L'avenir de l'Union européenne entre les mains de l'Irlande
C'était le 13 juin 2008 : 53,4 % des Irlandais disaient "non" au traité européen de Lisbonne et plongeaient l'Europe dans une énième crise institutionnelle. Ce texte doit être adopté par l'ensemble des 27 États membres de l'Union européenne pour entrer en vigueur. Un an et demi plus tard, les trois millions d'électeurs irlandais sont rappelés aux urnes pour se prononcer sur le même texte et relancer la réforme institutionnelle de l'UE. Lisbonne aura-t-il le même destin que Nice ? Déjà en 2001, les Irlandais - constitutionnellement contraints d'adopter les textes européens par référendum - avaient rejeté une première fois ce traité, avant de le valider l'année suivante. Cette fois-ci encore, l'opinion publique aurait basculé dans le camp du "oui", à la faveur... de la crise. Surfant sur des performances économiques inégalées dans le reste de l'Europe au moment de la première consultation, l'Irlande a depuis plongé dans une récession sans précédent. Le PIB s'est effondré d'environ 8,5 %, le taux de chômage a pratiquement triplé, atteignant 12,4 %, la production industrielle s'est contractée de 11 %... "Dans ce contexte, l'Irlande est contente d'être membre à part entière de l'Union européenne sinon elle aurait connu certainement un destin identique à l'Islande", île non membre de l'UE, qui se retrouve aujourd'hui au bord de l'abysse, explique Marie-Claire Considère-Charon, professeure émérite à l'université de Franche-Comté.

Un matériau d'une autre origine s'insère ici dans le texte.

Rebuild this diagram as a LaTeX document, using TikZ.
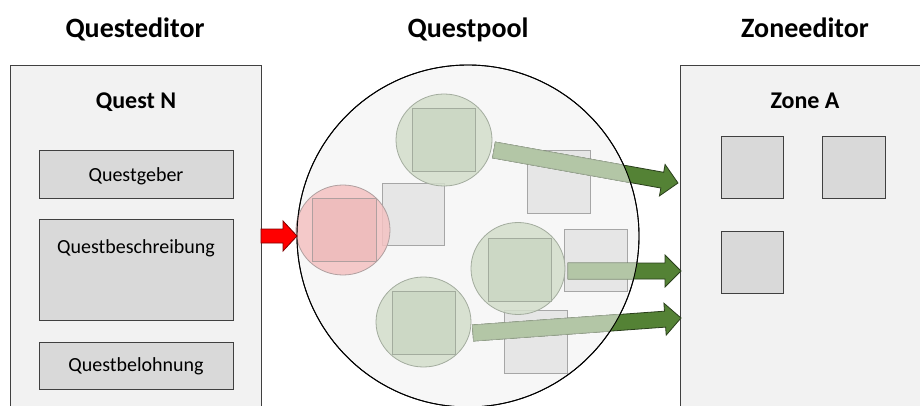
\documentclass[tikz,border=0pt]{standalone}
\usepackage{fontspec}
\setmainfont{Carlito}
\usetikzlibrary{calc}
\definecolor{panelfill}{HTML}{F2F2F2}
\definecolor{panelline}{HTML}{404040}
\definecolor{boxfill}{HTML}{D9D9D9}
\definecolor{poolfill}{HTML}{F7F7F7}
\definecolor{lightsq}{HTML}{E6E6E6}
\definecolor{lightsqline}{HTML}{A6A6A6}
\definecolor{greenfill}{HTML}{D3DECB}
\definecolor{greensq}{HTML}{CBD7C3}
\definecolor{greenline}{HTML}{A3AC9E}
\definecolor{pinkfill}{HTML}{F4C2C2}
\definecolor{pinksq}{HTML}{EDBCBC}
\definecolor{pinkline}{HTML}{B0A0A0}
\definecolor{darkgreen}{HTML}{548235}
\definecolor{darkgreenline}{HTML}{2A3F1C}
\definecolor{lightgreen}{HTML}{B3C6A6}
\definecolor{lightgreenline}{HTML}{A4B09C}
\newcommand{\blockarr}[6][]{%
  \coordinate (hb) at ($(#3)!#6!(#2)$);
  \filldraw[#1] ($(#2)!#4!90:(#3)$) -- ($(hb)!#4!-90:(#2)$) -- ($(hb)!#5!-90:(#2)$) -- (#3) -- ($(hb)!#5!90:(#2)$) -- ($(hb)!#4!90:(#2)$) -- ($(#2)!#4!-90:(#3)$) -- cycle;
}
\begin{document}
\begin{tikzpicture}[x=1pt,y=-1pt,
  panel/.style={draw=panelline,fill=panelfill,line width=0.8pt},
  fieldbox/.style={draw=panelline,fill=boxfill,line width=0.8pt},
  title/.style={font=\fontsize{28}{30}\selectfont\bfseries,anchor=base,inner sep=0pt},
  subtitle/.style={font=\fontsize{24}{26}\selectfont\bfseries,anchor=base,inner sep=0pt},
  label/.style={font=\fontsize{20}{22}\selectfont,anchor=base,inner sep=0pt},
  lsq/.style={draw=lightsqline,fill=lightsq,line width=0.8pt},
  gcirc/.style={draw=greenline,fill=greenfill,fill opacity=0.85,line width=0.8pt},
  gsq/.style={draw=greenline,fill=greensq,fill opacity=0.85,line width=0.8pt},
  pcirc/.style={draw=pinkline,fill=pinkfill,fill opacity=0.85,line width=0.8pt},
  psq/.style={draw=pinkline,fill=pinksq,fill opacity=0.85,line width=0.8pt},
  darrow/.style={fill=darkgreen,draw=darkgreenline,line width=0.8pt,line join=miter},
  larrow/.style={fill=lightgreen,draw=lightgreenline,line width=0.8pt,line join=miter},
  rarrow/.style={fill=red,draw=red!50!black,line width=0.8pt,line join=miter}]
\useasboundingbox (0,0) rectangle (920,406);
\clip (0,0) rectangle (920,406);
\fill[white] (0,0) rectangle (920,406);

% titles
\node[title] (t1) at (135,38) {Questeditor};
\node[title] (t2) at (468,38) {Questpool};
\node[title] (t3) at (805,38) {Zoneeditor};

% left panel
\draw[panel] (10,65) rectangle (261,420);
\coordinate (leftpanel) at (261,236);
\node[subtitle] (questn) at (136,109) {Quest N};
\draw[fieldbox] (39,150) rectangle (233,198);
\node[label] (geber) at (136,181.5) {Questgeber};
\draw[fieldbox] (39,219) rectangle (233,320);
\node[label] (beschr) at (136,253.5) {Questbeschreibung};
\draw[fieldbox] (39,342) rectangle (233,389);
\node[label] (belohn) at (136,371.5) {Questbelohnung};

% right panel
\draw[panel] (680,65) rectangle (930,420);
\node[subtitle] (zonea) at (805,109) {Zone A};
\draw[fieldbox] (721,136) rectangle (783,198);
\draw[fieldbox] (822,136) rectangle (885,198);
\draw[fieldbox] (721,231) rectangle (783,293);

% pool
\draw[fill=poolfill,line width=0.9pt] (468,236) ellipse [x radius=171, y radius=171];
\coordinate (poolwest) at (297,236);

\draw[lsq] (382,183) rectangle (444,245);
\draw[lsq] (527,150) rectangle (590,213);
\draw[lsq] (564,229) rectangle (627,291);
\draw[lsq] (504,310) rectangle (567,373);

% red quest
\draw[pcirc] (343,230) ellipse [x radius=47, y radius=45];
\draw[psq] (312,198) rectangle (376,261);
% green quests
\draw[gcirc] (444,140) ellipse [x radius=48, y radius=46];
\draw[gsq] (412,108) rectangle (475,171);
\draw[gcirc] (518,268.5) ellipse [x radius=47, y radius=46];
\draw[gsq] (488,238) rectangle (551,301);
\draw[gcirc] (423.5,322) ellipse [x radius=47.5, y radius=45];
\draw[gsq] (392,291) rectangle (455,354);

% arrow end points
\coordinate (a1s) at (494,150);
\coordinate (a1e) at (678,183);
\coordinate (a2s) at (568,271);
\coordinate (a2e) at (681,271);
\coordinate (a3s) at (473,333);
\coordinate (a3e) at (681,318);

\blockarr[darrow]{a1s}{a1e}{8pt}{16pt}{16pt}
\blockarr[darrow]{a2s}{a2e}{8pt}{16pt}{16pt}
\blockarr[darrow]{a3s}{a3e}{8pt}{16pt}{16pt}
\begin{scope}
  \clip (468,236) ellipse [x radius=170.5, y radius=170.5];
  \blockarr[larrow]{a1s}{a1e}{8pt}{16pt}{16pt}
  \blockarr[larrow]{a2s}{a2e}{8pt}{16pt}{16pt}
  \blockarr[larrow]{a3s}{a3e}{8pt}{16pt}{16pt}
\end{scope}
\draw[line width=0.9pt] (468,236) ellipse [x radius=171, y radius=171];

% red arrow
\blockarr[rarrow]{leftpanel}{poolwest}{7pt}{15pt}{14pt}
\end{tikzpicture}
\end{document}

Colère et peur C'est donc un mariage de raison que les Irlandais s'apprêteraient à célébrer avec l'Europe. Et à plus d'un titre. Pour forcer la main au Tigre celtique, les partenaires européens ont assoupli le cadre du traité de Lisbonne pour convaincre les Irlandais. Leur neutralité militaire, leur autonomie fiscale et l'interdiction de l'avortement en vigueur chez eux ne pourront plus être remises en cause par Bruxelles. L'Irlande a par ailleurs obtenu le maintien du principe actuel d'un commissaire à Bruxelles par pays membre, en cas de ratification. Résultat, si l'Irlande ratifie finalement le traité, les 27 renonceront donc à une réforme qui devait mettre fin au principe d'"un commissaire par pays" de l'UE, qui aurait dû entrer en vigueur en 2014. "Les partisans du non disent que ce ne sont que des promesses. Et ceux qui sont pour le oui disent, à juste titre, que ce sont des garanties qui seront inscrites au prochain traité d'adhésion", souligne Marie-Claire Considère-Charon avant de constater que "cette campagne véhicule des contre-vérités et joue sur les craintes des Irlandais. Ils sont partagés entre la colère contre leur gouvernement qui, selon eux, a été incapable de gérer la crise, et la peur d'être marginalisée par l'UE." D'après les derniers sondages, le oui devrait l'emporter sur le non. Ou plutôt la "peur" sur la colère et le vote protestataire.